Têm orgulho de ter saúde e educação garantida, de boa qualidade e universal. Reclamam dos impostos altos. (Quem não?) Alguns também da distribuição de renda mínima para os desvalidos, sem contrapartida – dizem.
Outros resmungam do pouco acompanhamento na “distribuição’ da cannabis nas farmácias, que é proibida para os menores de 18 anos”. Mas, dizem, acaba vendida para esses pelos maiores.
A democracia uruguaia não é um paraíso. Ano passado, houve aumento nos índices de homicídios – foram 382, mais de um por dia. O que pra nós seria conta mensal, ou semanal.
Há ainda outros índices de fazer inveja – 65% de sua população está na classe média, e o país tem o terceiro melhor IDH (Índice de Desenvolvimento Humano) da América Latina.

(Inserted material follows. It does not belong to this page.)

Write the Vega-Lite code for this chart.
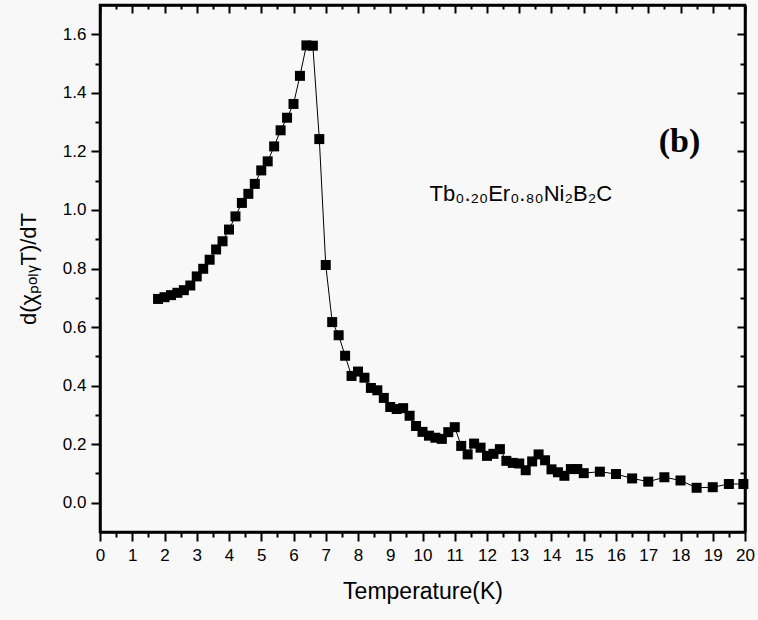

A inflação não chega aos 8% ao ano, a taxa de desemprego está perto dos 7%. Em cada canto de Montevidéu há um imigrado brasileiro trabalhando e feliz.
O Uruguai guarda com respeito as dores da ditadura, que durou 12 anos – 1973 a 1985 –, deixou 174 desparecidos e 100 mortos. Destruiu a economia e a alegria. Ontem, em Montevidéu, sob chuva, foi realizada a 24ª Marcha do Silêncio em homenagem às vítimas da ditadura. “Impunidad. Responsabilidad del Estado. Ayer y Hoy”. Palavra de ordem.
Hoje, o país – em paz – lidera o ranking da América Latina de satisfação com a democracia.
É o Uruguai. Vizinho, de três milhões e meio de habitantes, 176 mil km² de pradarias. Pioneiro em medidas relacionadas com direitos civis e democratização da sociedade. Em 1907, foi o primeiro país a legalizar o divórcio e, em 1932, o segundo país da América a dar direito de voto às mulheres. Em 2007, foi primeiro país sul-americano a legalizar união civil entre pessoas do mesmo sexo e a permitir a adoção homoparental. Em 2013, foi primeiro do mundo a legalizar o cultivo, a venda e o consumo de cannabis.